The early church was stronger relationally for not being able to text each other. Surprised? Actually, the more modern technology advances, the more we appear to be adversely affected relationally. In her book Alone Together: Why We Expect More from Technology and Less from Each Other, author Sherry Turkle explains why:
“We are changed as technology offers us substitutes for connecting with each other face-to-face…As we instant message, e-mail, text, and Twitter, technology redraws the boundaries between intimacy and solitude… Teenagers would rather text than talk. Adults, too, choose keyboards over the human voice.”
Those, like Turkle, who are studying this stuff are trying to get our attention and help us understanding that though there are benefits to technology, the iPhone is no substitute for personal interaction. The keyboard was never meant to replace time spent with each other face-to-face. Peter describes the rich relational experience that is to characterize life in the local church when he writes:
“Finally, all of you, have unity of mind, sympathy, brotherly love, a tender heart, and a humble mind.” 1 Peter 3:8
This is the intended experience of those in the church and this is what each Christian is to contribute to the church. Peter’s desire for the church can only happen when we are together, face-to-face.

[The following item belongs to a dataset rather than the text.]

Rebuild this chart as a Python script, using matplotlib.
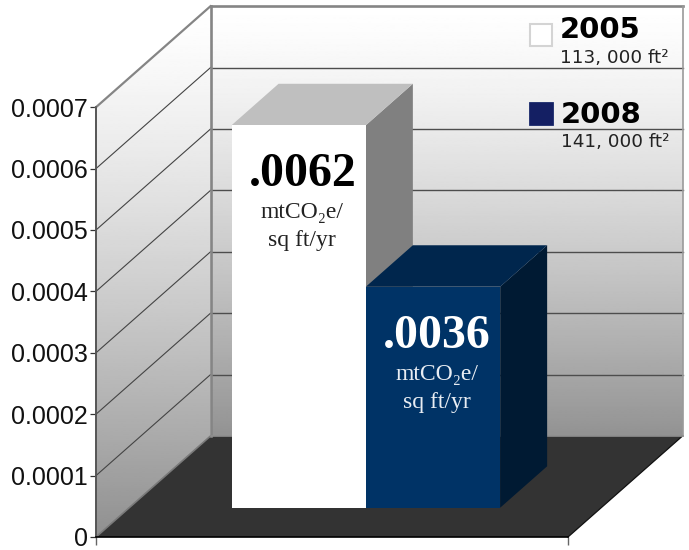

All five of the virtues Peter exhorts the church to practice accent the relational nature of the church. These virtues highlight the importance of community and they are antithetical to independence and individualism. These virtues demonstrate a care and concern for others rather than a preoccupation with oneself. They express a love for the church Jesus died to create and a heart to serve the church Jesus loves.
You can’t cultivate these virtues isolated from the church.If Peter wrote a book today based on this verse it might be titled, Why We Expect More from the Church and Less from Technology. Peter’s vision for the church is that our relationships would grow face-to-face, not by text.